Essa também é parte da explicação para o fato de Chile, Equador e Argentina se revoltarem contra o neoliberalismo desalmado: sem Globo, fica mais fácil.
Mas o assunto é Lula. Lula e a América Latina. Brasil e América Latina. O que ocorre no Chile é, em grande medida, a resposta que os brasileiros não puderam-quiseram dar ao golpe de Estado contra a ex-presidenta Dilma Rousseff.
O golpe no Brasil devastou o continente e a resposta chegou antes nos países vizinhos. O que vemos agora é o a América Latina sendo repovoada por governos soberanos de esquerda, à exceção miserável do Brasil que, por sua vez, caminha para o mesmo e irresistível destino.
O povo latino-americano ama Lula. O povo latino-americano se inspira em Lula. O povo latino-americano sente a dor de Lula. O povo latino-americano precisa de Lula.
Nós, brasileiros, precisamos dessa complementariedade. O momento é absolutamente alvissareiro para que, de uma vez por todas, o continente se una para produzir muita democracia e muita soberania.
Sozinho, o Brasil é uma eterna jabuticaba. As singularidades deste país e o espírito democrático de Lula podem encontrar sua cara-metade política e aprofundar ainda mais os laços que foram construídos pelos governos soberanos do passado recente.
Não é à toa que um dos primeiros sinais emitidos pelo novo presidente argentino seja o gesto Lula Livre, pois a Argentina precisa muito de Lula para enfrentar o desafio de lidar com herança maldita deixada por Maurício Macri.

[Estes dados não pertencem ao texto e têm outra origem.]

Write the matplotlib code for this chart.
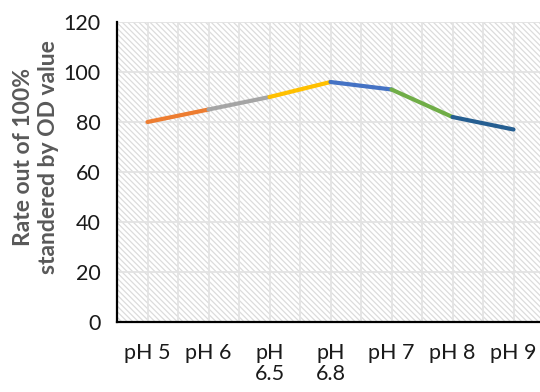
import matplotlib
matplotlib.use('Agg')
from matplotlib import pyplot as plt
from matplotlib.patches import Rectangle

# DATA
categories = ['pH 5', 'pH 6', 'pH\n6.5', 'pH\n6.8', 'pH 7', 'pH 8', 'pH 9']
rate = [80, 85, 90, 96, 93, 82, 77]
y_ticks = [0, 20, 40, 60, 80, 100, 120]

# STYLE
SEGMENT_COLORS = ['#ED7D31', '#A5A5A5', '#FFC000', '#4472C4', '#70AD47', '#255E91']
GRID = '#E3E3E3'
HATCH = '#DCDCDC'
plt.rcParams['font.family'] = ['Lato', 'DejaVu Sans']
plt.rcParams['hatch.linewidth'] = 0.9

fig = plt.figure(figsize=(5.4, 3.92), dpi=100)
ax = fig.add_axes([117 / 540, 70 / 392, 427 / 540, 300 / 392])

# hatched plot background
ax.add_patch(Rectangle((0, 0), 1, 1, transform=ax.transAxes, fill=False,
                       hatch='\\' * 6, edgecolor=HATCH, linewidth=0, zorder=0.2))

x = list(range(len(categories)))
for i in range(len(x) - 1):
    ax.plot(x[i:i + 2], rate[i:i + 2], color=SEGMENT_COLORS[i], lw=3,
            solid_capstyle='round', zorder=3)

ax.set_xlim(-0.5, len(categories) - 0.5)
ax.set_ylim(0, 120)
ax.set_xticks(x)
ax.set_xticklabels(categories, fontsize=15.5, color='#1a1a1a', linespacing=1.1)
ax.set_xticks([v + 0.5 for v in x[:-1]] + [-0.5], minor=True)
ax.set_yticks(y_ticks)
ax.set_yticklabels([str(v) for v in y_ticks], fontsize=15.5, color='#1a1a1a')
ax.tick_params(axis='both', which='both', length=0)
ax.tick_params(axis='x', pad=15)
ax.tick_params(axis='y', pad=12)

ax.set_axisbelow(True)
ax.grid(True, which='both', color=GRID, lw=1.3)

for side in ['top', 'right']:
    ax.spines[side].set_visible(False)
for side in ['left', 'bottom']:
    ax.spines[side].set_linewidth(1.6)
    ax.spines[side].set_color('black')

ax.set_ylabel('Rate out of 100%\nstandered by OD value', fontsize=16.5,
              fontweight='bold', color='#595959', linespacing=1.25)
ax.yaxis.set_label_coords((59 - 117) / 427, (322 - 157) / 300)

fig.savefig('out.png', dpi=100)
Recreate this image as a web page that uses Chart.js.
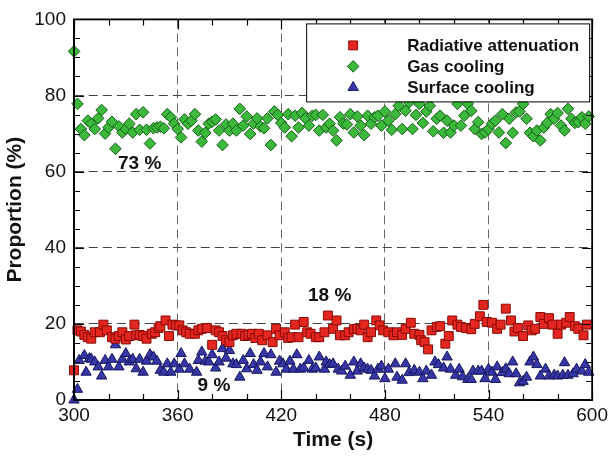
<!DOCTYPE html>
<html>
<head>
<meta charset="utf-8">
<script src="https://cdn.jsdelivr.net/npm/chart.js@4.4.0/dist/chart.umd.min.js"></script>
<style>
  html, body { margin: 0; padding: 0; background: #fff; }
</style>
</head>
<body>
<canvas id="chart" width="612" height="461"></canvas>
<script>
// time (s) and proportion (%)
const radTime = [300, 302, 304, 306, 308, 310, 312, 315, 317, 319, 322, 324, 326, 328, 330, 332, 335, 336, 338, 340,
  342, 345, 347, 349, 350, 353, 355, 357, 359, 361, 363, 365, 367, 370, 372, 374, 377, 380, 382, 384,
  386, 388, 390, 392, 394, 397, 399, 401, 403, 405, 407, 409, 412, 415, 417, 419, 422, 424, 426, 428,
  430, 433, 435, 437, 440, 442, 445, 447, 450, 452, 454, 457, 459, 462, 464, 466, 468, 470, 472, 475,
  477, 479, 482, 485, 487, 490, 492, 495, 497, 500, 501, 503, 505, 507, 510, 512, 515, 517, 519, 522,
  524, 527, 530, 532, 535, 537, 539, 542, 545, 547, 550, 553, 555, 557, 560, 563, 565, 567, 570, 572,
  575, 577, 580, 582, 585, 587, 590, 592, 595, 597];
const radValues = [7.8, 18.3, 18.0, 17.1, 16.5, 16.1, 17.8, 17.8, 19.8, 18.3, 16.5, 16.1, 16.8, 17.8, 15.9, 16.8, 19.8, 17.0, 17.1, 16.8,
  16.1, 17.4, 17.8, 18.9, 19.4, 20.9, 16.8, 19.8, 19.6, 19.6, 18.3, 17.8, 17.4, 17.4, 18.3, 18.7, 18.9, 14.5, 18.3, 17.8,
  16.8, 15.7, 15.2, 17.0, 17.4, 17.4, 16.8, 17.1, 17.4, 16.3, 17.4, 15.7, 17.0, 15.2, 18.7, 17.0, 17.8, 16.3, 16.5, 19.8,
  16.5, 20.5, 17.8, 17.4, 16.5, 16.5, 17.8, 22.2, 18.7, 20.9, 17.0, 17.0, 17.8, 18.6, 18.7, 18.3, 19.8, 16.5, 17.8, 20.9,
  19.6, 18.3, 17.8, 17.0, 17.8, 17.1, 18.7, 20.3, 17.4, 17.1, 15.7, 15.2, 13.3, 18.3, 19.2, 19.4, 14.8, 16.8, 20.9, 19.8,
  19.2, 18.9, 18.6, 20.0, 22.0, 25.0, 20.5, 20.3, 18.7, 19.8, 24.0, 20.9, 18.0, 18.9, 16.8, 19.6, 18.3, 18.7, 21.8, 20.0,
  21.5, 19.8, 17.4, 19.8, 20.3, 21.8, 19.4, 18.7, 17.0, 19.8];

const gasTime = [300, 302, 304, 306, 308, 310, 312, 314, 316, 318, 320, 322, 324, 326, 328, 330, 332, 334, 336, 338,
  340, 342, 344, 346, 348, 350, 352, 354, 356, 358, 360, 362, 364, 366, 368, 370, 372, 374, 376, 378,
  380, 382, 384, 386, 388, 390, 392, 394, 396, 398, 400, 402, 404, 406, 408, 410, 412, 414, 416, 418,
  420, 422, 424, 426, 428, 430, 432, 434, 436, 438, 440, 442, 444, 446, 448, 450, 452, 454, 456, 458,
  460, 462, 464, 466, 468, 470, 472, 474, 476, 478, 480, 482, 484, 486, 488, 490, 492, 494, 496, 498,
  500, 502, 504, 506, 508, 510, 512, 514, 516, 518, 520, 522, 524, 526, 528, 530, 532, 534, 536, 538,
  540, 542, 544, 546, 548, 550, 552, 554, 556, 558, 560, 562, 564, 566, 568, 570, 572, 574, 576, 578,
  580, 582, 584, 586, 588, 590, 592, 594, 596, 598];
const gasValues = [91.6, 77.8, 71.2, 69.6, 73.4, 72.6, 71.2, 74.0, 76.2, 70.0,
  71.6, 73.1, 66.0, 71.9, 70.3, 71.2, 72.6, 70.3, 75.1, 71.0,
  75.6, 71.0, 67.4, 71.4, 71.6, 71.8, 71.4, 75.1, 74.3, 72.6,
  71.2, 69.0, 73.7, 72.6, 73.4, 75.1, 70.8, 67.9, 70.2, 72.6,
  73.1, 73.7, 70.8, 67.0, 72.4, 70.8, 72.6, 70.8, 76.5, 72.1,
  74.5, 69.9, 72.6, 74.0, 71.9, 71.4, 74.0, 67.0, 75.8, 74.9,
  72.8, 71.6, 75.1, 69.3, 74.7, 71.6, 75.4, 74.0, 72.1, 74.7,
  74.9, 70.8, 74.9, 71.6, 72.6, 70.8, 68.2, 74.3, 72.6, 72.4,
  75.1, 70.3, 74.5, 72.1, 69.6, 74.7, 72.6, 74.3, 74.7, 72.1,
  75.8, 73.4, 71.0, 75.1, 77.3, 71.2, 76.0, 78.2, 71.2, 74.9,
  77.8, 72.8, 75.8, 77.3, 70.6, 73.9, 74.7, 70.2, 73.4, 70.3,
  72.1, 77.8, 72.1, 74.7, 77.8, 76.0, 71.2, 73.0, 69.9, 70.3,
  71.2, 72.6, 73.4, 70.3, 75.1, 67.5, 73.9, 70.2, 75.6, 75.8,
  77.8, 73.9, 70.2, 69.3, 70.8, 68.2, 71.6, 72.8, 75.1, 73.9,
  75.4, 72.1, 70.8, 76.5, 73.9, 72.8, 73.0, 74.3, 72.6, 74.5];

const surfTime = [300, 302, 303, 306, 307, 309, 310, 312, 314, 316, 318, 320, 322, 324, 326, 328, 330, 332, 334, 336,
  338, 340, 342, 344, 346, 348, 350, 352, 354, 356, 358, 361, 362, 364, 367, 371, 372, 374, 376, 378,
  380, 382, 384, 386, 388, 390, 392, 394, 396, 398, 400, 402, 404, 406, 408, 410, 412, 414, 417, 419,
  421, 423, 425, 427, 429, 431, 433, 436, 438, 440, 442, 445, 446, 448, 450, 453, 455, 457, 460, 462,
  464, 466, 468, 470, 472, 474, 476, 478, 480, 482, 486, 487, 490, 492, 494, 497, 500, 502, 504, 507,
  509, 511, 514, 516, 518, 521, 523, 525, 528, 530, 531, 534, 536, 538, 540, 542, 544, 545, 548, 550,
  552, 554, 556, 558, 560, 562, 564, 566, 568, 570, 573, 575, 578, 580, 583, 584, 586, 589, 591, 594,
  596, 598];
const surfValues = [0.0, 2.8, 10.4, 11.7, 7.3, 10.9, 10.7, 10.0, 8.7, 6.3, 10.4, 8.7, 10.7, 14.5, 8.7, 10.7, 12.2, 10.0, 10.7, 8.2,
  10.7, 7.3, 10.2, 11.9, 11.3, 10.2, 7.8, 7.3, 9.5, 7.3, 9.5, 8.1, 12.2, 9.5, 8.1, 7.3, 10.4, 12.6, 10.2, 10.0,
  11.9, 8.4, 10.0, 13.5, 11.0, 13.0, 9.5, 9.3, 6.0, 10.4, 8.2, 12.2, 9.3, 7.8, 10.0, 12.2, 8.7, 11.9, 7.3, 10.2,
  9.5, 8.1, 10.2, 8.1, 11.9, 8.1, 8.4, 10.4, 8.1, 8.4, 11.3, 8.1, 10.0, 9.3, 9.5, 8.1, 7.6, 8.9, 6.5, 10.0,
  7.6, 9.5, 8.4, 8.1, 7.8, 6.3, 8.1, 8.9, 5.6, 8.1, 9.5, 6.0, 5.2, 9.5, 7.2, 7.8, 7.3, 5.6, 7.6, 6.5,
  10.0, 9.3, 8.4, 11.3, 8.1, 6.5, 8.1, 6.1, 5.4, 5.4, 7.6, 7.6, 7.6, 5.6, 8.1, 7.3, 5.4, 8.7, 7.2, 8.2,
  6.9, 10.0, 6.9, 4.5, 4.9, 6.0, 10.0, 11.3, 9.3, 6.3, 8.1, 6.3, 6.5, 6.3, 6.5, 9.8, 6.5, 6.9, 8.1, 7.6,
  9.3, 7.3];

const seriesNames = ["Radiative attenuation", "Gas cooling", "Surface cooling"];
const xMajor = [300, 360, 420, 480, 540, 600];
const xMinor = [320, 340, 380, 400, 440, 460, 500, 520, 560, 580];
const yMajor = [0, 20, 40, 60, 80, 100];
const yMinor = [5, 10, 15, 25, 30, 35, 45, 50, 55, 65, 70, 75, 85, 90, 95];
const notes = [
  { text: "73 %", x: 338, y: 62 },
  { text: "18 %", x: 448, y: 27.3 },
  { text: "9 %", x: 381, y: 3.8 },
];

function pts(t, v) {
  return t.map(function (x, i) { return { x: x, y: v[i] }; });
}

function drawMarker(ctx, style, x, y, r) {
  ctx.beginPath();
  if (style === "rect") {
    const s = r * Math.SQRT1_2;
    ctx.rect(x - s, y - s, 2 * s, 2 * s);
  } else if (style === "rectRot") {
    ctx.moveTo(x - r, y);
    ctx.lineTo(x, y - r);
    ctx.lineTo(x + r, y);
    ctx.lineTo(x, y + r);
    ctx.closePath();
  } else {
    ctx.moveTo(x, y - r);
    ctx.lineTo(x + r * 0.866, y + r * 0.5);
    ctx.lineTo(x - r * 0.866, y + r * 0.5);
    ctx.closePath();
  }
  ctx.fill();
  ctx.stroke();
}

const extras = {
  id: "extras",
  afterDatasetsDraw(chart) {
    const ctx = chart.ctx;
    const a = chart.chartArea;
    const xs = chart.scales.x;
    const ys = chart.scales.y;
    ctx.save();

    // inward ticks on all four sides
    ctx.strokeStyle = "#000";
    ctx.lineWidth = 1.2;
    ctx.beginPath();
    function xt(list, len) {
      list.forEach(function (v) {
        const p = Math.round(xs.getPixelForValue(v)) + 0.5;
        ctx.moveTo(p, a.bottom); ctx.lineTo(p, a.bottom - len);
        ctx.moveTo(p, a.top); ctx.lineTo(p, a.top + len);
      });
    }
    function yt(list, len) {
      list.forEach(function (v) {
        const p = Math.round(ys.getPixelForValue(v)) + 0.5;
        ctx.moveTo(a.left, p); ctx.lineTo(a.left + len, p);
        ctx.moveTo(a.right, p); ctx.lineTo(a.right - len, p);
      });
    }
    xt(xMajor, 10); xt(xMinor, 6);
    yt(yMajor, 10); yt(yMinor, 6);
    ctx.stroke();

    // frame
    ctx.lineWidth = 1.8;
    ctx.strokeRect(a.left, a.top, a.right - a.left, a.bottom - a.top);

    // legend
    const bx = a.right - 286, by = a.top + 4, bw = 283, bh = 78;
    ctx.fillStyle = "#fff";
    ctx.fillRect(bx, by, bw, bh);
    ctx.lineWidth = 1;
    ctx.strokeStyle = "#000";
    ctx.strokeRect(bx + 0.5, by + 0.5, bw, bh);
    ctx.font = "bold 17px 'Liberation Sans', Arial, sans-serif";
    ctx.textBaseline = "middle";
    ctx.textAlign = "left";
    chart.data.datasets.forEach(function (ds, i) {
      const cy = by + 22 + i * 21;
      ctx.fillStyle = ds.backgroundColor;
      ctx.strokeStyle = ds.borderColor;
      ctx.lineWidth = 1;
      drawMarker(ctx, ds.pointStyle, bx + 47, cy, ds.pointRadius);
      ctx.fillStyle = "#111";
      ctx.fillText(ds.label, bx + 101, cy + 1);
    });

    // notes
    ctx.font = "bold 19px 'Liberation Sans', Arial, sans-serif";
    ctx.textAlign = "center";
    ctx.fillStyle = "#111";
    notes.forEach(function (n) {
      ctx.fillText(n.text, xs.getPixelForValue(n.x), ys.getPixelForValue(n.y));
    });
    ctx.restore();
  },
};

const tickFont = { family: "'Liberation Sans', Arial, sans-serif", size: 19 };
const titleFont = { family: "'Liberation Sans', Arial, sans-serif", size: 21, weight: "bold" };

new Chart(document.getElementById("chart"), {
  type: "scatter",
  data: {
    datasets: [
      {
        label: seriesNames[0],
        data: pts(radTime, radValues),
        pointStyle: "rect",
        pointRadius: 6.3,
        backgroundColor: "#e3261f",
        borderColor: "#8a0a05",
        borderWidth: 1,
        clip: false,
      },
      {
        label: seriesNames[1],
        data: pts(gasTime, gasValues),
        pointStyle: "rectRot",
        pointRadius: 5.8,
        backgroundColor: "#3cb83c",
        borderColor: "#145e14",
        borderWidth: 1,
        clip: false,
      },
      {
        label: seriesNames[2],
        data: pts(surfTime, surfValues),
        pointStyle: "triangle",
        pointRadius: 6,
        backgroundColor: "#3636a6",
        borderColor: "#16165e",
        borderWidth: 1,
        clip: false,
      },
    ],
  },
  options: {
    responsive: false,
    animation: false,
    events: [],
    layout: { padding: { top: 16, right: 18, left: 0, bottom: 0 } },
    plugins: {
      legend: { display: false },
      tooltip: { enabled: false },
    },
    scales: {
      x: {
        type: "linear",
        min: 300,
        max: 600,
        afterFit: function (s) { s.height = 61; },
        ticks: { stepSize: 60, font: tickFont, color: "#111", padding: 4 },
        grid: { color: "#666", drawTicks: false },
        border: { display: true, color: "#000", width: 1.8, dash: [9, 5] },
        title: { display: true, text: "Time (s)", font: titleFont, color: "#111", padding: { top: 0, bottom: 8 } },
      },
      y: {
        min: 0,
        max: 100,
        afterFit: function (s) { s.width = 74; },
        ticks: { stepSize: 20, font: tickFont, color: "#111", padding: 8 },
        grid: { color: "#444", drawTicks: false },
        border: { display: true, color: "#000", width: 1.8, dash: [9, 5] },
        title: { display: true, text: "Proportion (%)", font: titleFont, color: "#111", padding: { top: 3, bottom: 0 } },
      },
    },
  },
  plugins: [extras],
});
</script>
</body>
</html>
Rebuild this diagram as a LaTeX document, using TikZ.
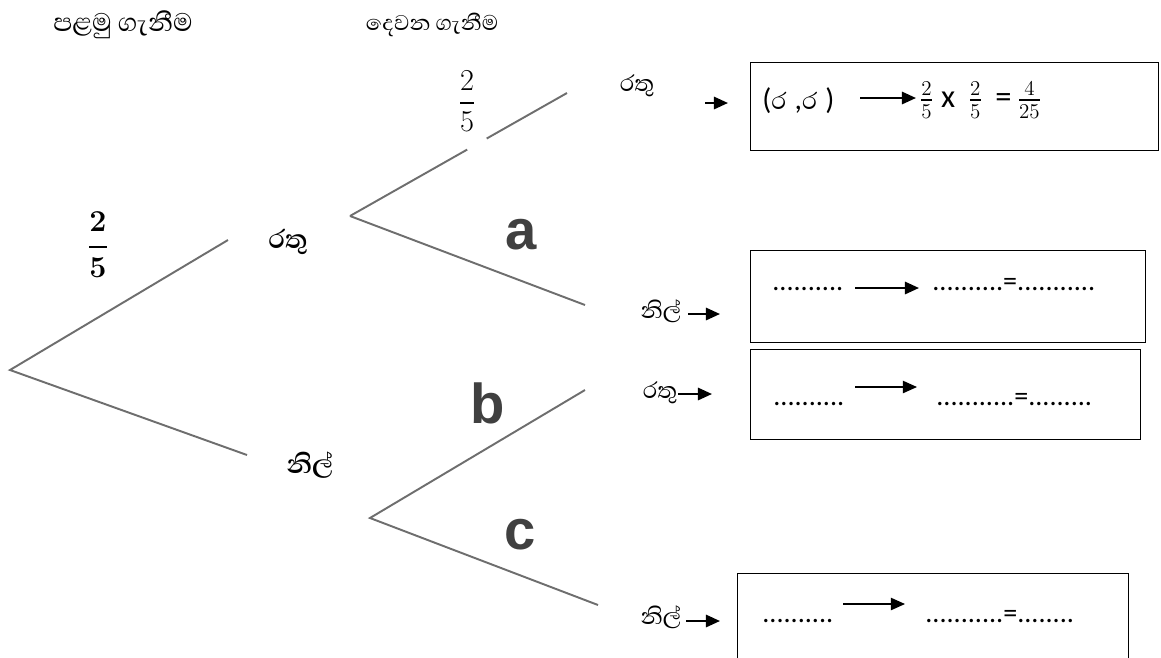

São essas e outras razões que me fazem, de maneira sentida, dar os parabéns a essa emanação da natureza chamada Luiz Inácio Lula da Silva.
Lula, caros leitores, faz apenas 74 anos. Joe Biden tem 76, Roger Waters, 76, Gilberto Gil, 77, Bernie Sanders, 78 e Pepe Mujica 84. Ele é o caçula. Um caçula disciplinado que cuida da saúde como poucos.
Dar os parabéns ao Lula é saber que ele estará presente, em vida e na política, pelos próximos 20 anos, com extrema disposição. Alguém aqui já viu um nordestino que passa dos 90 anos em ação? Tentem ver. Eles cultivam a terra, cuidam da família e apreciam tudo o que há de melhor nesta vida, da cachaça à poesia, da cantoria ao amor. (247)
Parabéns, Lula! Celebrar sua chegada a este mundo é celebrar o próprio mundo.